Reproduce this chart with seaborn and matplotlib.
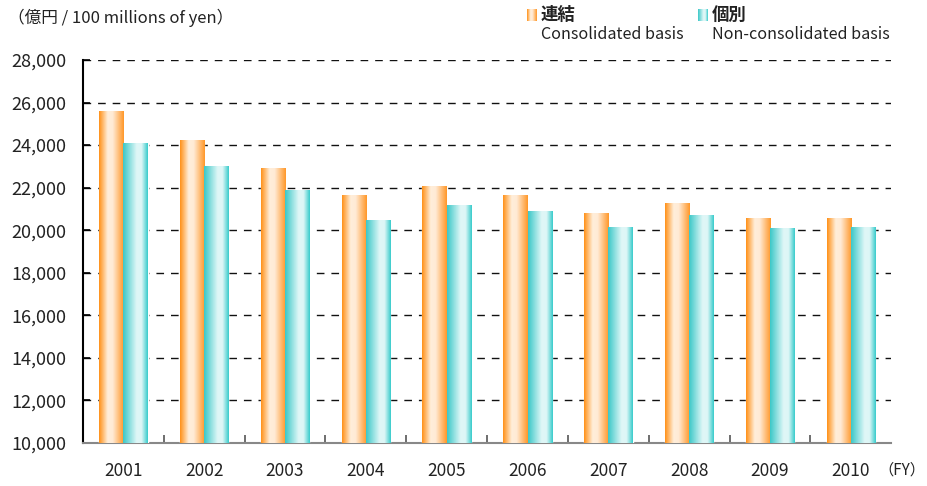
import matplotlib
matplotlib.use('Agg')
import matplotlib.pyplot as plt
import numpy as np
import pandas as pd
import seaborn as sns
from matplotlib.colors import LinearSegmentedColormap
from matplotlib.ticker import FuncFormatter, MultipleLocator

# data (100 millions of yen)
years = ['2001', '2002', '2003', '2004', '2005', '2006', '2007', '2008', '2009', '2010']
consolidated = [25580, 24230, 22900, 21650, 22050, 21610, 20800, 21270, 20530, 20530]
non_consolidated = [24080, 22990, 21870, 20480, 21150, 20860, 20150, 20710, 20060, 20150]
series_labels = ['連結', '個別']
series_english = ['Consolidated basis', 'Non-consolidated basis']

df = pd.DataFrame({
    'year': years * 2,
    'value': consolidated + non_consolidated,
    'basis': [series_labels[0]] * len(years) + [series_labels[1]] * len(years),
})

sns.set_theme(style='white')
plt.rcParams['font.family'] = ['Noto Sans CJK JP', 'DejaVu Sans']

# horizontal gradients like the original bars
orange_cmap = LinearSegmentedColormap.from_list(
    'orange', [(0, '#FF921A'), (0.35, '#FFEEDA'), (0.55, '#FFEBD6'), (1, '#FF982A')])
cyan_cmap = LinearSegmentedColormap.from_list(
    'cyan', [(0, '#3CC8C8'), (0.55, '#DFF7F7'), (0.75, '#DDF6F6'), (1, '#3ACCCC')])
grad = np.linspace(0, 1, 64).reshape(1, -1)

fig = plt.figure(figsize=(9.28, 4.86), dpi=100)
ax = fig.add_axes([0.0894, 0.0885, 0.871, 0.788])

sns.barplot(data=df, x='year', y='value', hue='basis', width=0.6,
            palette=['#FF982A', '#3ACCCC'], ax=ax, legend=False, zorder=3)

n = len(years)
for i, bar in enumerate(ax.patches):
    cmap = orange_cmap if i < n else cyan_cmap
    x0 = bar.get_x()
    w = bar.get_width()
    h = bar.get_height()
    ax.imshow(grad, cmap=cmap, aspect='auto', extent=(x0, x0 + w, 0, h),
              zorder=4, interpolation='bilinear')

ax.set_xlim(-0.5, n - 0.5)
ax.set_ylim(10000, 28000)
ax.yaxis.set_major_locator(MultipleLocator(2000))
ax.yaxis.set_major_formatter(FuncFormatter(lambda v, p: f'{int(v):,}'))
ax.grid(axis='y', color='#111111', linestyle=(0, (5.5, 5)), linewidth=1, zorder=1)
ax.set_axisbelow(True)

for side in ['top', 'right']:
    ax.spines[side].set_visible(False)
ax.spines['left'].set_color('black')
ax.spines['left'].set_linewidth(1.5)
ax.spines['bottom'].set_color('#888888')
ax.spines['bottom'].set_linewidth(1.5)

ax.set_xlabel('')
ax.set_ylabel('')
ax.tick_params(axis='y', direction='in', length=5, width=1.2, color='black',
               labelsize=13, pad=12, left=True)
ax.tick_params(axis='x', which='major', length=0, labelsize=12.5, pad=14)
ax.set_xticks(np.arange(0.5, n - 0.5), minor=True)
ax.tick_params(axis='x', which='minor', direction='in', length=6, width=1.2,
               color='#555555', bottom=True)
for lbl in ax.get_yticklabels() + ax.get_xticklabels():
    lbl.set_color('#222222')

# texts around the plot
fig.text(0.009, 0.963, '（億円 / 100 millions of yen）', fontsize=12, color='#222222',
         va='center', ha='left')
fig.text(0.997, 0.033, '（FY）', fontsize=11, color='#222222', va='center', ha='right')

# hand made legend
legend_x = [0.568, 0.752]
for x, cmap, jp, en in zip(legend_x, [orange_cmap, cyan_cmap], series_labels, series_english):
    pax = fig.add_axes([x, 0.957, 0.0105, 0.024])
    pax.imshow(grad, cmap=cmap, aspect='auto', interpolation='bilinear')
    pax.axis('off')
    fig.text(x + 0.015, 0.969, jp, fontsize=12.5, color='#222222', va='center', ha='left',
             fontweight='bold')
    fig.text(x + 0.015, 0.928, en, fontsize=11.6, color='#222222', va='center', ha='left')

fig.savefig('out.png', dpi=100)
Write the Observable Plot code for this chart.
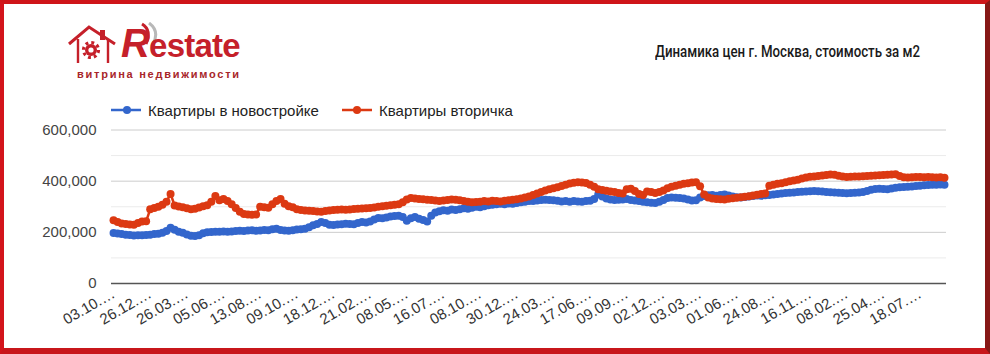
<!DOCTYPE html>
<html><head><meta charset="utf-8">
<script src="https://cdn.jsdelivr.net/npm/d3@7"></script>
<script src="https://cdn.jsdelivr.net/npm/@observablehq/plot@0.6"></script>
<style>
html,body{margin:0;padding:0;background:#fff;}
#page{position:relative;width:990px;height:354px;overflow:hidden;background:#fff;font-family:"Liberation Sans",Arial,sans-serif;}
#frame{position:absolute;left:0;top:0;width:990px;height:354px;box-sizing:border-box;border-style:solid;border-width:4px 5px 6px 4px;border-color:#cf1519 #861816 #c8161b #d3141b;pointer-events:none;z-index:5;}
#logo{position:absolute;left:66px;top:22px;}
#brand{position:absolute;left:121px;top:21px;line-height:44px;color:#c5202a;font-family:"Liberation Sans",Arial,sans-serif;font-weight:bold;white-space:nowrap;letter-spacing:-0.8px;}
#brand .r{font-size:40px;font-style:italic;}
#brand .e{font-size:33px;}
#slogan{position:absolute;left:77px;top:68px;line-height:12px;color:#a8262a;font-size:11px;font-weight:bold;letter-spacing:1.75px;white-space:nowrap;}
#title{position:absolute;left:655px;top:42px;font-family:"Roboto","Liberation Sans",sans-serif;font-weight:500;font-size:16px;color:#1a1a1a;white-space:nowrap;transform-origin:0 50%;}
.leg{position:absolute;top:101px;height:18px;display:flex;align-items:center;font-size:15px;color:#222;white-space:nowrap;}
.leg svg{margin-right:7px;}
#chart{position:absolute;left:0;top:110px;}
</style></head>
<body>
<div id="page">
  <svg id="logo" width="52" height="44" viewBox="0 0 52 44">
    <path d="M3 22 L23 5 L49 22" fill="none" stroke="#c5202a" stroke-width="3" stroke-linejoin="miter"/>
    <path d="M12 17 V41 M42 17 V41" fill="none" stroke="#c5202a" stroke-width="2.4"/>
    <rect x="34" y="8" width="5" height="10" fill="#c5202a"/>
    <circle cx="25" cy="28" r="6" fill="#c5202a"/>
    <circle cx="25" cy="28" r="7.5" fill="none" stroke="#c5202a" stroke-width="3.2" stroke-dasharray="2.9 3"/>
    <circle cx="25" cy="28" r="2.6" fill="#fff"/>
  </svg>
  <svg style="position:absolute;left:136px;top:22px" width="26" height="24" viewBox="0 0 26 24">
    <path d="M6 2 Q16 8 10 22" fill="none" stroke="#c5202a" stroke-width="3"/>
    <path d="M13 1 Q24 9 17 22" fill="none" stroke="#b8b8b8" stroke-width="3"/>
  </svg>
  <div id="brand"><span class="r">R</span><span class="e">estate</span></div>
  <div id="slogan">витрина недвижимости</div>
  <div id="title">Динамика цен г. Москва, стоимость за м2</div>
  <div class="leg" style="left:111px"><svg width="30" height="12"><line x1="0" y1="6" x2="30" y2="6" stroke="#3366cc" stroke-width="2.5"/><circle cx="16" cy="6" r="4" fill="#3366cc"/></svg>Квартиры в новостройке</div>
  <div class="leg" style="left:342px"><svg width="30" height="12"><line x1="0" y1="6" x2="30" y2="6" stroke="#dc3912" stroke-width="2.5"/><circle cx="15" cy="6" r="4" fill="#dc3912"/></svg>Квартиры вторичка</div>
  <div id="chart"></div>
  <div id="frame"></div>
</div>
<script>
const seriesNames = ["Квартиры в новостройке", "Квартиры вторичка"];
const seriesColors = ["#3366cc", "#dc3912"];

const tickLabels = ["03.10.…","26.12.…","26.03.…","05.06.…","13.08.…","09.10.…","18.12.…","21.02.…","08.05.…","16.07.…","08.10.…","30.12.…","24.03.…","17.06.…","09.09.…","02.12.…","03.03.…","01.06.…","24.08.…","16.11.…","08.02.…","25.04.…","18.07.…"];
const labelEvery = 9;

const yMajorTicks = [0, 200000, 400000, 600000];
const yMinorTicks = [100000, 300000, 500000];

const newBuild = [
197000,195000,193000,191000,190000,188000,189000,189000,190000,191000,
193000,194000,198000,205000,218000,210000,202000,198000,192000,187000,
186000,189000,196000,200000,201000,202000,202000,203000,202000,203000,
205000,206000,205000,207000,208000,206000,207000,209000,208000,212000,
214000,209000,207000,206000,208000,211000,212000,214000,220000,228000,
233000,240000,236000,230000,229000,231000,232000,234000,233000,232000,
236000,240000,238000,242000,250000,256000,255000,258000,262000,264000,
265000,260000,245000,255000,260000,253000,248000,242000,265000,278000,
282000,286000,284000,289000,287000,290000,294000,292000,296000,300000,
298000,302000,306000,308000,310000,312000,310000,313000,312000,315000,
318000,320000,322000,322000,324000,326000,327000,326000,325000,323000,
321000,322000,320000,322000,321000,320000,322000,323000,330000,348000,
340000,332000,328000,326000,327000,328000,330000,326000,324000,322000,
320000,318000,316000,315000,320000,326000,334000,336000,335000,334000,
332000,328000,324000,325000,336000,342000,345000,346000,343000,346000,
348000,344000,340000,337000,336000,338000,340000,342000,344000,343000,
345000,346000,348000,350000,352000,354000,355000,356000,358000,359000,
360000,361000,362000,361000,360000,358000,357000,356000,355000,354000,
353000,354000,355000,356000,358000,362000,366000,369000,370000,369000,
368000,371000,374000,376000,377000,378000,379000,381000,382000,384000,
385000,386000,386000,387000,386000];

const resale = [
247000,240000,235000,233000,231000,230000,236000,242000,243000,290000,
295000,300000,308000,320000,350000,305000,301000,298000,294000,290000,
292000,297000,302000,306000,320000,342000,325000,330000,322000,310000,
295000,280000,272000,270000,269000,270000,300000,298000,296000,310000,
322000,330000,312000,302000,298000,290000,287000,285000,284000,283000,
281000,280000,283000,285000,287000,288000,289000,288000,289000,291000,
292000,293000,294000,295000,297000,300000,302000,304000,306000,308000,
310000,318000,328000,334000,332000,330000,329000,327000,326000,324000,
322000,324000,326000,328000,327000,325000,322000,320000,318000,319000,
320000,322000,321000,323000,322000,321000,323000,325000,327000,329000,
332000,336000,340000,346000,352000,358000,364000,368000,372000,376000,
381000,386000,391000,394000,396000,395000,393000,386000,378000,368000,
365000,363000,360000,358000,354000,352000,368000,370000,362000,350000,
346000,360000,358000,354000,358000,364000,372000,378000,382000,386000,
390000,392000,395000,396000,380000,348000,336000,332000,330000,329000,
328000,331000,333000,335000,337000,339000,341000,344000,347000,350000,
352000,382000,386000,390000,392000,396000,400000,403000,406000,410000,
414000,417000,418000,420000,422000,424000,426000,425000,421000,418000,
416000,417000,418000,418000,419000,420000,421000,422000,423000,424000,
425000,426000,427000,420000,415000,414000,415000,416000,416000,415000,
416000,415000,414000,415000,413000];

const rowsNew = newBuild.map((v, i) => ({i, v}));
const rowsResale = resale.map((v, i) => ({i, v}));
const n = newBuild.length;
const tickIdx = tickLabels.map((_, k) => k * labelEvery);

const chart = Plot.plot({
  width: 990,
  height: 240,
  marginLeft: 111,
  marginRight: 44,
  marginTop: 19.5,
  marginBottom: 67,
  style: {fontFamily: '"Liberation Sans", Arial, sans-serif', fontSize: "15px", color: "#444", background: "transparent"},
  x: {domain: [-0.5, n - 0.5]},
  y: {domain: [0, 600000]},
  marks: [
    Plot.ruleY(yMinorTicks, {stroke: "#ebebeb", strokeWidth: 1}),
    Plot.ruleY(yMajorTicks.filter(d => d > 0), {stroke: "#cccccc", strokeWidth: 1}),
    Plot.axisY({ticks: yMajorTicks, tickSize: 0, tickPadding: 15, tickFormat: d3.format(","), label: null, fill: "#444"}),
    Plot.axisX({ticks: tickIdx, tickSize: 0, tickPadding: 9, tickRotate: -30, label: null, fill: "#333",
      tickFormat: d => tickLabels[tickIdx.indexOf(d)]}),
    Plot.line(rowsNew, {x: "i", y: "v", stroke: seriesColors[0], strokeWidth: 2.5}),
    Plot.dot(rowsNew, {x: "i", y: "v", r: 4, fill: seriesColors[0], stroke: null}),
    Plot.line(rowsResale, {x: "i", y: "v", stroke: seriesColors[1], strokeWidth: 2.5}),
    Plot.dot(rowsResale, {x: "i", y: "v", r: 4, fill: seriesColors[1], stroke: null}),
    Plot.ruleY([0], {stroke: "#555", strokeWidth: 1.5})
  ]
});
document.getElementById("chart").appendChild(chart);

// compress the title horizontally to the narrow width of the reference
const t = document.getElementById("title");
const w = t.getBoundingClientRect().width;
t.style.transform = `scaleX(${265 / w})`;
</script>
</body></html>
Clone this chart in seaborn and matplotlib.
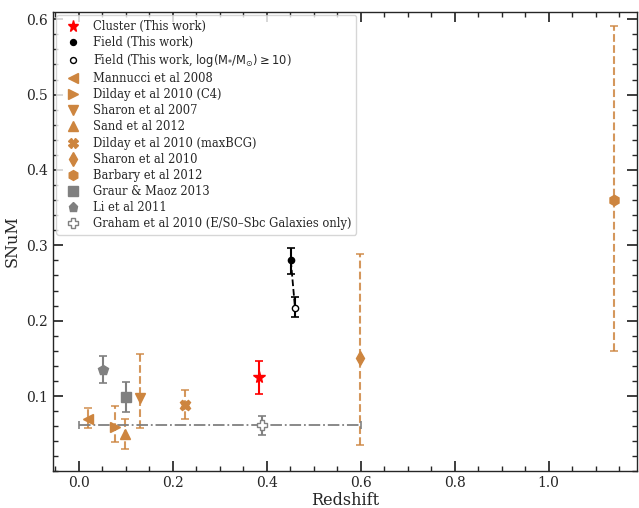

=-=-=

TASK GOAL: Return every line of the preceding records in which the word "seaborn" appears.

TASK ANSWER:
Reproduce this chart with seaborn and matplotlib.
import seaborn as sns
Clone this chart in seaborn and matplotlib.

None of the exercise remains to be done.